╭─ DATASET SECTION
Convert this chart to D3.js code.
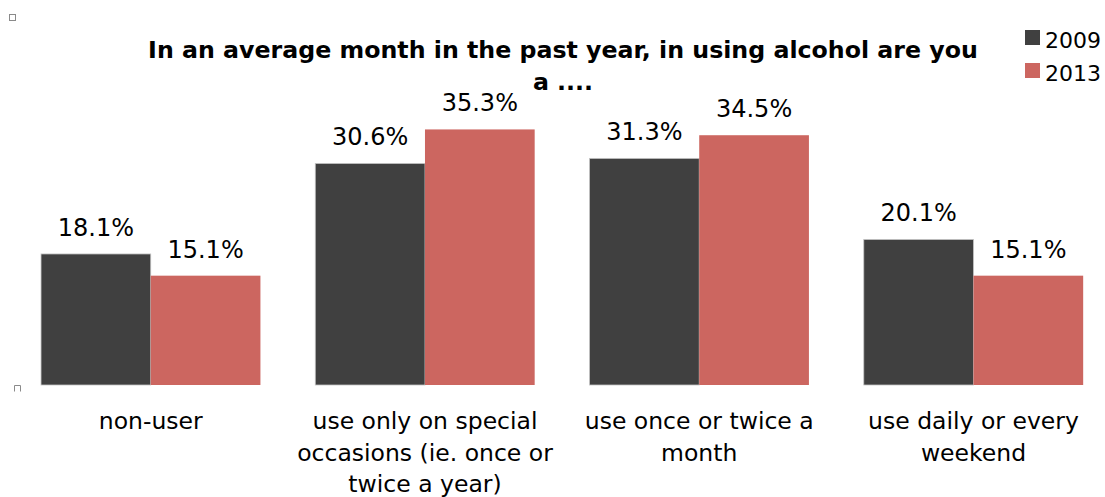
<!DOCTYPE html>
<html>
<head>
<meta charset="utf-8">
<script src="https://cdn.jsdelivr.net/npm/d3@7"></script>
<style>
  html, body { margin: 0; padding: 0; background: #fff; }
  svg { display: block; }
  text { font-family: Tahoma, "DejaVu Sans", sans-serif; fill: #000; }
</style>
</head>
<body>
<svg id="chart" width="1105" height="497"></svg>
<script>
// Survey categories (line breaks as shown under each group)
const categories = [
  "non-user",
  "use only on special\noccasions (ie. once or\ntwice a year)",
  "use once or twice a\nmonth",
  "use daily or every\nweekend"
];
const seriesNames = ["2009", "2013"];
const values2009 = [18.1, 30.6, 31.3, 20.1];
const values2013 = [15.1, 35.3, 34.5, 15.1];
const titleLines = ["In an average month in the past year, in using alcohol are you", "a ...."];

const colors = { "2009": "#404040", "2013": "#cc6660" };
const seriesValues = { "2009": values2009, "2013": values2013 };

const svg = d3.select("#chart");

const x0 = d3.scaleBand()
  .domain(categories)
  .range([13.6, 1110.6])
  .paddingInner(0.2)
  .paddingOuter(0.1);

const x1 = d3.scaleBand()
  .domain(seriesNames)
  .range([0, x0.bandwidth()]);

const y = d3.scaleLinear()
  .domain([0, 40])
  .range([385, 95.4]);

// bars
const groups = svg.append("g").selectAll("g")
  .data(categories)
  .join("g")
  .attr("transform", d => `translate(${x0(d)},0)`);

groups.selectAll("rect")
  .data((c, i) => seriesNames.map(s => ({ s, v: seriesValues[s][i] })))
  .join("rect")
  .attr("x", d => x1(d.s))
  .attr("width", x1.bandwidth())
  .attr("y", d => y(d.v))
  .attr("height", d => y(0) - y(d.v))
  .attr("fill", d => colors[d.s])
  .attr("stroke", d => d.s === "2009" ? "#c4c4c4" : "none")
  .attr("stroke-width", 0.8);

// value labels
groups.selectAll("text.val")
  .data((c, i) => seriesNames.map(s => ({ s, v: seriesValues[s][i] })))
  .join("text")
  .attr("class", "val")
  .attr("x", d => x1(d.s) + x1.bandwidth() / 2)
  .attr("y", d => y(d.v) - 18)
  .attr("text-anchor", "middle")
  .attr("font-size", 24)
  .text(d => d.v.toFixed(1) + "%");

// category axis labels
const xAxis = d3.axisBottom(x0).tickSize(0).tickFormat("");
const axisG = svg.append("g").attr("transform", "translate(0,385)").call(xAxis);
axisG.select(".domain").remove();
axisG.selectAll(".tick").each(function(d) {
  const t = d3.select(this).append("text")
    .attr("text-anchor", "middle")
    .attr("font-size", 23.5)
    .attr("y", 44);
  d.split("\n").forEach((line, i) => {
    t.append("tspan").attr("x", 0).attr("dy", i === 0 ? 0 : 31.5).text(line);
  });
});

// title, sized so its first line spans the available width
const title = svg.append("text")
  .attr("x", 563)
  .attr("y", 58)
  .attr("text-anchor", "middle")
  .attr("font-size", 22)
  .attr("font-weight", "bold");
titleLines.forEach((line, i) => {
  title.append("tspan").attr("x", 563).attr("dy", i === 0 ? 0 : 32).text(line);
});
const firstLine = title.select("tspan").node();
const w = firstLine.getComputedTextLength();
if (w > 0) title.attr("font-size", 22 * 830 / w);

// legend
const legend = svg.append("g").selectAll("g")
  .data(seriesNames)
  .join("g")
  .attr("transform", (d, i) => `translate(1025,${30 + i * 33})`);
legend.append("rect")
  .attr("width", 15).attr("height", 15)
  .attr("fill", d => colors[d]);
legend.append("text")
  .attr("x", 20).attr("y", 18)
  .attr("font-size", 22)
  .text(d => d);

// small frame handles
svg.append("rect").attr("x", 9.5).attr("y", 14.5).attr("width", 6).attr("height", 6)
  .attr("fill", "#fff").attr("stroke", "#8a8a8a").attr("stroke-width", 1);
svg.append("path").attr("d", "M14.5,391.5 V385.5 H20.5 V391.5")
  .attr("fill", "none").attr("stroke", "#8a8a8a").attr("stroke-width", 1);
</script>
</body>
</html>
╰─
**WHAT YOU SHOULD DO**
Extract all lines containing the word "chart".

**TASK RESULT**
Convert this chart to D3.js code.
<svg id="chart" width="1105" height="497"></svg>
const svg = d3.select("#chart");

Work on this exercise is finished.